Trump’s Approval Rating Is Worst In Gallup History
Congratulations to Donald Trump, who began his presidency of the United States with the lowest approval and highest disapproval ratings in Gallup polling history.
According to Gallup, which has been doing this since the beginning of the Eisenhower administration, Trump’s 45 percent approval rating was six percentage points lower than previous lows for Ronald Reagan and George H.W. Bush. The bright spot here is that Reagan ended up being a very popular president despite the public’s initial misgivings. Bush, on the other hand, was not re-elected to a second term. Barack Obama’s approval rating when he began his first term in 2009 was 68 percent, which tied as the highest approval rating with Dwight D. Eisenhower back in 1953. Gallup’s numbers are consistent with the dismal approval ratings Trump received in other polls. Then again, the fact that Trump is president at all shows that polls can’t always be relied upon.
Where Trump’s unpopularity really showed was in the disapproval ratings, where he also earned 45 percent.
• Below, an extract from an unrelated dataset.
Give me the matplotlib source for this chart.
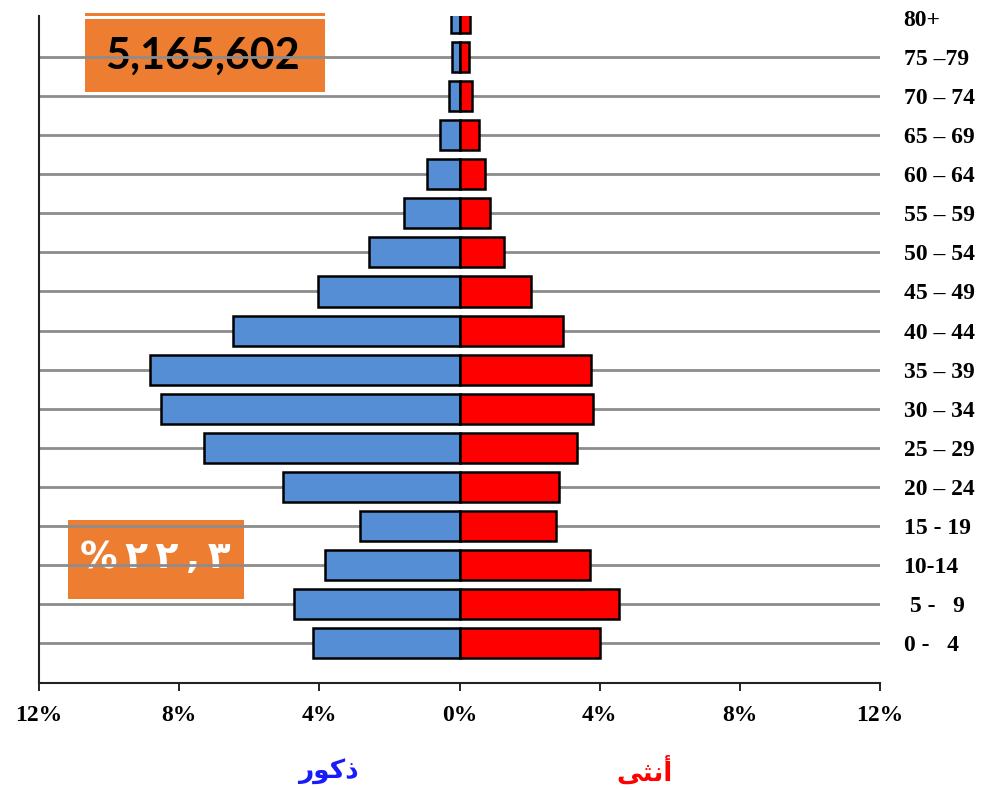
import numpy as np
import matplotlib
matplotlib.use('Agg')
import matplotlib.pyplot as plt
from matplotlib.patches import Rectangle

# Age groups, bottom to top
ages = ['0 -   4', ' 5 -   9', '10-14', '15 - 19', '20 – 24', '25 – 29', '30 – 34',
        '35 – 39', '40 – 44', '45 – 49', '50 – 54', '55 – 59', '60 – 64',
        '65 – 69', '70 – 74', '75 –79', '80+']
# Share of total population (%)
male = [4.17, 4.71, 3.85, 2.83, 5.05, 7.28, 8.53, 8.82, 6.45, 4.05, 2.57,
        1.57, 0.94, 0.56, 0.31, 0.20, 0.23]
female = [4.02, 4.54, 3.71, 2.74, 2.83, 3.34, 3.82, 3.74, 2.94, 2.03, 1.26,
          0.88, 0.74, 0.57, 0.37, 0.26, 0.29]
xticks = [-12, -8, -4, 0, 4, 8, 12]
total_label = '5,165,602'
# shown visually as in the original (RTL), presentation forms so the letters join
pct_label = '%\u2009\u0662\u2009\u0662\u2009,\u2009\u0663'
male_label = '\ufead\ufeee\ufedb\ufeab'      # ذكور
female_label = '\ufef0\ufe9c\ufee7\ufe83'    # أنثى

blue = '#558ED5'
red = '#FF0000'
orange = '#ED7D31'

fig = plt.figure(figsize=(9.81, 7.9), dpi=100)
ax = fig.add_axes([39 / 981, 107 / 790, 841 / 981, 667 / 790])

y = np.arange(len(ages))

# gridlines (no line for the top row)
ax.hlines(y[:-1], -12, 12, color='#8C8C8C', lw=2.0, zorder=2)

ax.barh(y, -np.array(male), height=0.77, color=blue, edgecolor='black', lw=1.8, zorder=3)
ax.barh(y, female, height=0.77, color=red, edgecolor='black', lw=1.8, zorder=3)

ax.set_xlim(-12, 12)
ax.set_ylim(-1.02, 16.05)

for s in ['top', 'right']:
    ax.spines[s].set_visible(False)
for s in ['left', 'bottom']:
    ax.spines[s].set_linewidth(1.5)
    ax.spines[s].set_color('#222222')

ax.set_xticks(xticks)
ax.set_xticklabels([f'{abs(t)}%' for t in xticks], fontfamily='Liberation Serif',
                   fontweight='bold', fontsize=17)
ax.tick_params(axis='x', direction='out', length=6, width=1.2, pad=10)

ax.yaxis.tick_right()
ax.set_yticks(y)
ax.set_yticklabels(ages, fontfamily='Liberation Serif', fontweight='bold', fontsize=17,
                   ha='left')
ax.tick_params(axis='y', length=0, pad=17)

# orange boxes (behind the gridlines)
ax.add_patch(Rectangle((0.0547, 0.886), 0.2854, 0.1094, transform=ax.transAxes,
                       facecolor=orange, edgecolor='none', zorder=1, clip_on=False))
ax.add_patch(Rectangle((0.0547, 1.0007), 0.2854, 0.0035, transform=ax.transAxes,
                       facecolor=orange, edgecolor='none', zorder=1, clip_on=False))
ax.text(0.1944, 0.941, total_label, transform=ax.transAxes, ha='center', va='center',
        fontfamily='Lato', fontweight='bold', fontsize=31, color='black', zorder=1.5)

ax.add_patch(Rectangle((0.0345, 0.126), 0.2093, 0.1184, transform=ax.transAxes,
                       facecolor=orange, edgecolor='none', zorder=1, clip_on=False))
ax.text(0.138, 0.187, pct_label, transform=ax.transAxes, ha='center', va='center',
        fontfamily='DejaVu Sans', fontweight='bold', fontsize=27, color='white', zorder=1.5)

# sex labels
fig.text(328 / 981, 1 - 771 / 790, male_label, ha='center', va='center',
         fontfamily='DejaVu Sans', fontweight='bold', fontsize=19, color='#1A1AFF')
fig.text(644 / 981, 1 - 772 / 790, female_label, ha='center', va='center',
         fontfamily='DejaVu Sans', fontweight='bold', fontsize=19, color=red)

fig.savefig('out.png', dpi=100)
That’s almost twice as high as George W. Bush’s 25 percent disapproval rating, which was the previous record holder. Obama’s disapproval rating, by contrast, was just 12 percent. The reason why Trump’s disapproval rating was so much higher (other than the fact that more of the people polled do not like him) than the others is that the percentage of people who had no opinion was 10 percent. The previous lowest percentage of no opinion responses was George W. Bush’s 18 percent. Reagan and George H.W. Bush, with their 51 percent approval ratings, had 36 and 43 percent no opinion ratings, suggesting that many respondents were taking a wait and see approach to their presidencies before expressing an opinion one way or the other.
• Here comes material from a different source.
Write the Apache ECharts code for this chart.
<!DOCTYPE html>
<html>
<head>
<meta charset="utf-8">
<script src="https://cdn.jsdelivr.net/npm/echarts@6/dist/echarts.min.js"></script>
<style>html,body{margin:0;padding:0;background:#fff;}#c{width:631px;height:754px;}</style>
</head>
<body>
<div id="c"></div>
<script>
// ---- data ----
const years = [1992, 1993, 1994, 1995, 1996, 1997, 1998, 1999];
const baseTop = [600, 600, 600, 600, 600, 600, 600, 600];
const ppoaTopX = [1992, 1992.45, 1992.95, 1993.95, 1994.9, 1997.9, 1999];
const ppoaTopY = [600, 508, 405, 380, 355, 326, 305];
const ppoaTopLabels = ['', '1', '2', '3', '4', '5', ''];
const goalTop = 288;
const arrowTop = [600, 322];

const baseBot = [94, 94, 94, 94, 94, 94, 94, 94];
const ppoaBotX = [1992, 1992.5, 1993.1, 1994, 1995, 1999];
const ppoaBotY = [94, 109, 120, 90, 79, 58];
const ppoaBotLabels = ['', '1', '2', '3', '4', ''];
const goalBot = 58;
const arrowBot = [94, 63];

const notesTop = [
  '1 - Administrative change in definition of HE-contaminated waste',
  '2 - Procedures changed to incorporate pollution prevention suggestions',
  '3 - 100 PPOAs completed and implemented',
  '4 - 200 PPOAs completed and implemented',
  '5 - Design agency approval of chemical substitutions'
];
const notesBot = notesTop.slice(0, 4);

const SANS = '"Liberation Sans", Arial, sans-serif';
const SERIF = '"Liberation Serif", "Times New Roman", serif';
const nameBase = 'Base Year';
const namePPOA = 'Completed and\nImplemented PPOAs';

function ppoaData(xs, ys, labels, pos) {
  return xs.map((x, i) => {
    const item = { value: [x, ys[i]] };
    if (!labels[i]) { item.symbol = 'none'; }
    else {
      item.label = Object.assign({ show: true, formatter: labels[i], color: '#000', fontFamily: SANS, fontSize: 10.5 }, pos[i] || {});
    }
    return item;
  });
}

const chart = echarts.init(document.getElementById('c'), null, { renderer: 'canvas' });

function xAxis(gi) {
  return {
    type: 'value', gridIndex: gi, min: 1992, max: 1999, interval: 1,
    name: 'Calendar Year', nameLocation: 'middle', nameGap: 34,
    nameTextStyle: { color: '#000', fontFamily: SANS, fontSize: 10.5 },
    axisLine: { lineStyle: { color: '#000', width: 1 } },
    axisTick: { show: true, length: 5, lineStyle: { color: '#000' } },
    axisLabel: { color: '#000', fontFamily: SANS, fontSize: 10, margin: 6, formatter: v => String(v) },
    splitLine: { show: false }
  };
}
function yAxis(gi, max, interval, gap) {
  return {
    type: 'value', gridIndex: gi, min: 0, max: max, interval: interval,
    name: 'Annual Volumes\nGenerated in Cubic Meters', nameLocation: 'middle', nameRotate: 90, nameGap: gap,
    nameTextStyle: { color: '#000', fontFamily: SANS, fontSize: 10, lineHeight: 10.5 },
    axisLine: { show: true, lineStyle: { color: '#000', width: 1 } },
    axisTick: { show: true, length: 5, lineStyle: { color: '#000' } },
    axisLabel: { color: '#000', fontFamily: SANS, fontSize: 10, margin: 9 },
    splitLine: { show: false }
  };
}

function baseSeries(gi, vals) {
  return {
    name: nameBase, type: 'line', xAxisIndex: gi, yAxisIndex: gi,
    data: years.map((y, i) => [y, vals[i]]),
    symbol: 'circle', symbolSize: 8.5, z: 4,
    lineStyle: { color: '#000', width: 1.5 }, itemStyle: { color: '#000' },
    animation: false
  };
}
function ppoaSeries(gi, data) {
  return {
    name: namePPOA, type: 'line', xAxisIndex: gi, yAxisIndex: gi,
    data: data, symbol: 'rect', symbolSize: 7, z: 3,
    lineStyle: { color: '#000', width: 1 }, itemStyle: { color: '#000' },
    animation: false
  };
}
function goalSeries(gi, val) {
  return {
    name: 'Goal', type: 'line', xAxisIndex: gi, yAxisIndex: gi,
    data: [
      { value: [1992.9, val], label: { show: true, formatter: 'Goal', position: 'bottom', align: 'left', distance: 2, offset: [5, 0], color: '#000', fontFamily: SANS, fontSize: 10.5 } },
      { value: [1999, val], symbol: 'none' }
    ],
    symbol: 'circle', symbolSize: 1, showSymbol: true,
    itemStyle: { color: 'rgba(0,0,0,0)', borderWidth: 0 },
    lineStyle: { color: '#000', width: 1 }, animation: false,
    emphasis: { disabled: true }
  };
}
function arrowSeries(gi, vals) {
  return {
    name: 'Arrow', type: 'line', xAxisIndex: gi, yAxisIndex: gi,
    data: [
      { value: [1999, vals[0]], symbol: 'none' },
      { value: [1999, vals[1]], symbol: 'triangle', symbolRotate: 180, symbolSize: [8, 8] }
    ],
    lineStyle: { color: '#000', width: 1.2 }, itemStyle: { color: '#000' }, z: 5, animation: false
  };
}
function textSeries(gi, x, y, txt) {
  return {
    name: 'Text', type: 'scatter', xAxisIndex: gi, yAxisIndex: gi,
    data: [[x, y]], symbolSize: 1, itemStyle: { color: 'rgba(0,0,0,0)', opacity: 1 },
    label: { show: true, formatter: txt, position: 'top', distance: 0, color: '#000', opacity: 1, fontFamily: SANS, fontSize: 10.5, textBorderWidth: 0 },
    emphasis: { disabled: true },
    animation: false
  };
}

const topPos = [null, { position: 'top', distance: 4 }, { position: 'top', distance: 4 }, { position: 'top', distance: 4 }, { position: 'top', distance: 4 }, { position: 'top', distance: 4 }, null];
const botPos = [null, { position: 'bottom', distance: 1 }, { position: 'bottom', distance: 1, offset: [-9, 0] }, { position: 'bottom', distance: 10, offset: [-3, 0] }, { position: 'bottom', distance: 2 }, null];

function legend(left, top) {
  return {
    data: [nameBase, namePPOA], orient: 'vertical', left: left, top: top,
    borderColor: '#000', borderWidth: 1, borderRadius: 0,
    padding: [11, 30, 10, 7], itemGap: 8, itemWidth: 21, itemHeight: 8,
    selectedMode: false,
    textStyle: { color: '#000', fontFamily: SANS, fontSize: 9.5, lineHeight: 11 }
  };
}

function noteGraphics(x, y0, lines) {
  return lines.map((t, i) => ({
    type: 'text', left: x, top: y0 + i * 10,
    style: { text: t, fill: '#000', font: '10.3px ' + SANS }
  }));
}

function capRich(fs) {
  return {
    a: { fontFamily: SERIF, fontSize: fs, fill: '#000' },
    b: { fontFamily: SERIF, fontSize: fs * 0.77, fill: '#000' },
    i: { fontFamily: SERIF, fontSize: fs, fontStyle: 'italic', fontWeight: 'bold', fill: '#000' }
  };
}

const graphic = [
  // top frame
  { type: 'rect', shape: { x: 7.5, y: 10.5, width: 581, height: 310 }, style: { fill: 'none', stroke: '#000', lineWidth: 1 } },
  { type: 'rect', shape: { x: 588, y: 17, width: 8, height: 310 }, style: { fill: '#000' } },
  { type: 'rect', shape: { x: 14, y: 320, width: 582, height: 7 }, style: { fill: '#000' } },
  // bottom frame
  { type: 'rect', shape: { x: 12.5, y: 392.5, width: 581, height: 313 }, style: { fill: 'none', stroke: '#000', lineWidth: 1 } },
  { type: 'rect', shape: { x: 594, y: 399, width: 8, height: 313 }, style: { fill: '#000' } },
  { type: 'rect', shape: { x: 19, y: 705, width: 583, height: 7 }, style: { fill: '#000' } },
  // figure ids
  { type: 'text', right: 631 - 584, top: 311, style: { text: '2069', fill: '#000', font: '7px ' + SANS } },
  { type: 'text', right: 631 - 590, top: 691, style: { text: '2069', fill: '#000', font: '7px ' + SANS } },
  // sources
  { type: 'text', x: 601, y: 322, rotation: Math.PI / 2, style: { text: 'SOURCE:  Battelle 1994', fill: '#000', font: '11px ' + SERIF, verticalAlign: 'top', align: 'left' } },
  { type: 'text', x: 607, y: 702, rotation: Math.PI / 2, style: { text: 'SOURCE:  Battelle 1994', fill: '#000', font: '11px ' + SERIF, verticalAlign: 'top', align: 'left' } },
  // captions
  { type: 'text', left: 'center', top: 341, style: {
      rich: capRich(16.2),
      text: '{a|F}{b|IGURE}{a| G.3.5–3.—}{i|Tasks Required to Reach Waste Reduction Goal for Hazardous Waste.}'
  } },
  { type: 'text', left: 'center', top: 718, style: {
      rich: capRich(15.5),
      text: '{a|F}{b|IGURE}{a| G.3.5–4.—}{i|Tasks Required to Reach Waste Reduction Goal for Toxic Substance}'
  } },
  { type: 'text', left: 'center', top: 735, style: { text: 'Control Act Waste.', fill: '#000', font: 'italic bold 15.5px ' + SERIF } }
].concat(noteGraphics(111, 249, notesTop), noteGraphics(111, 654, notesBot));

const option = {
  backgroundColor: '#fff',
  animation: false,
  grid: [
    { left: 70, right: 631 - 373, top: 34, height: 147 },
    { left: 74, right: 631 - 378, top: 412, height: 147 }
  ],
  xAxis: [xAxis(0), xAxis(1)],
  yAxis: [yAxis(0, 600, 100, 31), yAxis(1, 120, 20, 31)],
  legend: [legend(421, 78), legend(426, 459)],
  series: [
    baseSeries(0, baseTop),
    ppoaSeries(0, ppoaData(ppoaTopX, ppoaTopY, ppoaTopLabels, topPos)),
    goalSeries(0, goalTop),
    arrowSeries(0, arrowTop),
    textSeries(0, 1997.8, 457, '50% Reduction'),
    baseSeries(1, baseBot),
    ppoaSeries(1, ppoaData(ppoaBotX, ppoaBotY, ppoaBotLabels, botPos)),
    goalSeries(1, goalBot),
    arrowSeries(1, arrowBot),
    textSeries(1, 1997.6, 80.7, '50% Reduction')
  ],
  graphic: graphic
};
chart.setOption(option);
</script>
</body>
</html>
“The lower percentage of Americans with no opinion of Trump could be attributable to changes in news coverage over the years, as well as the possibility that increased political polarization results in Americans answering more reflexively today based on their partisanship,” Gallup’s Lydia Saad wrote in a summary about the survey results. “Changes in survey methods, such as the shift from in-person to telephone surveys after Ronald Reagan, could also be a factor.”
Channels like Fox News and MSNBC whose coverage skews respectively towards the right and the left, as well as the ease with which voters can access and even restrict the news they consume to that which aligns with their political views underscore the trend of political polarization that has swept the country. Gallup also noted that Trump’s numbers seemed to trend downwards in the weekend following his inauguration, as millions of people around the world marched in protest of his presidency and in support of women, a gender he has freely and openly denigrated (and, allegedly, assaulted) before he became president. Trump and his administration also spent the weekend after he was inaugurated defending the turnout, sometimes using blatant lies to do so.
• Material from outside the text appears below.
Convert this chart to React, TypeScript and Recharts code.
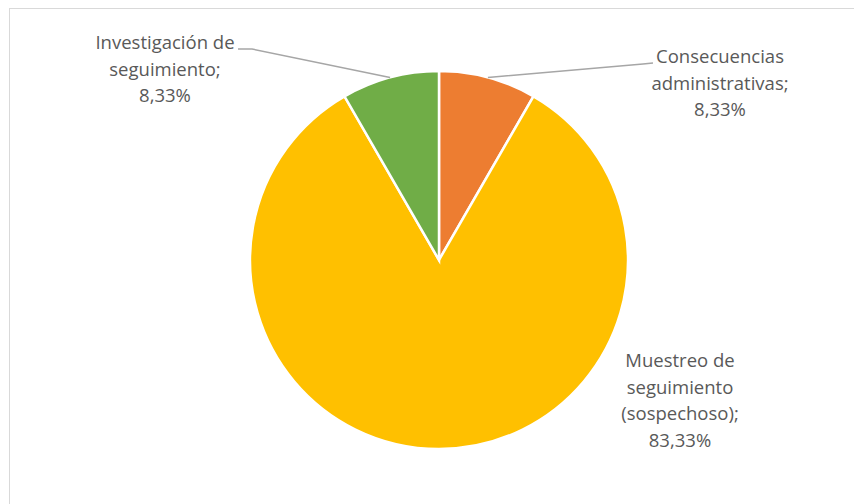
import { PieChart, Pie, Cell } from 'recharts'

const CATEGORIES = [
  'Consecuencias\nadministrativas',
  'Muestreo de\nseguimiento\n(sospechoso)',
  'Investigación de\nseguimiento',
]
const COUNTS = [1, 10, 1]
const COLORS = ['#ED7D31', '#FFC000', '#70AD47']

// where Excel put each data label (text center x, first baseline y) and the elbow of its leader
const LABEL_LAYOUT = [
  { x: 720, y: 63, line: [[643, 64], [653, 63]] },
  { x: 680, y: 367, line: null },
  { x: 165, y: 49, line: [[252, 49], [238, 49]] },
]

const data = CATEGORIES.map((name, i) => ({ name, value: COUNTS[i] }))

const RAD = Math.PI / 180
const LINE_H = 26.5

function renderLabel(props: any) {
  const { cx, cy, midAngle, outerRadius, percent, index, name } = props
  const layout = LABEL_LAYOUT[index]
  const lines: string[] = String(name).split('\n')
  lines[lines.length - 1] += ';'
  lines.push((percent * 100).toFixed(2).replace('.', ',') + '%')

  const sx = cx + outerRadius * Math.cos(-midAngle * RAD)
  const sy = cy + outerRadius * Math.sin(-midAngle * RAD)

  return (
    <g>
      {layout.line && (
        <polyline
          points={[[sx, sy], ...layout.line].map(p => p.join(',')).join(' ')}
          fill="none"
          stroke="#a6a6a6"
          strokeWidth={1.5}
        />
      )}
      <text
        x={layout.x}
        y={layout.y}
        textAnchor="middle"
        fill="#595959"
        style={{ fontFamily: '"Open Sans", sans-serif', fontSize: 18.5 }}
      >
        {lines.map((l, i) => (
          <tspan key={i} x={layout.x} dy={i === 0 ? 0 : LINE_H}>
            {l}
          </tspan>
        ))}
      </text>
    </g>
  )
}

export default function App() {
  return (
    <div
      style={{
        position: 'absolute',
        left: 0,
        top: 0,
        width: 854,
        height: 504,
        overflow: 'hidden',
        background: '#fff',
      }}
    >
      <div
        style={{
          position: 'absolute',
          left: 9,
          top: 8,
          width: 860,
          height: 510,
          border: '1px solid #d9d9d9',
        }}
      />
      <PieChart
        width={854}
        height={504}
        margin={{ top: 0, right: 0, bottom: 0, left: 0 }}
        style={{ position: 'absolute', left: 0, top: 0 }}
      >
        <Pie
          data={data}
          dataKey="value"
          nameKey="name"
          cx={439}
          cy={260}
          outerRadius={189}
          startAngle={90}
          endAngle={-270}
          stroke="#fff"
          strokeWidth={2.5}
          label={renderLabel}
          labelLine={false}
          isAnimationActive={false}
        >
          {data.map((_, i) => (
            <Cell key={i} fill={COLORS[i]} />
          ))}
        </Pie>
      </PieChart>
    </div>
  )
}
That said, Trump did enjoy a near-universal approval rating from people who identified as Republican, with 90 percent. Democrats were, predictably, much lower, at just 14 percent, and independents were 40 percent. He also found more support from older, white men who did not graduate from college. And Reagan and Bush may have started with comparatively low approval ratings, but both had a higher average over the course of their presidencies than what they started with. Room to grow!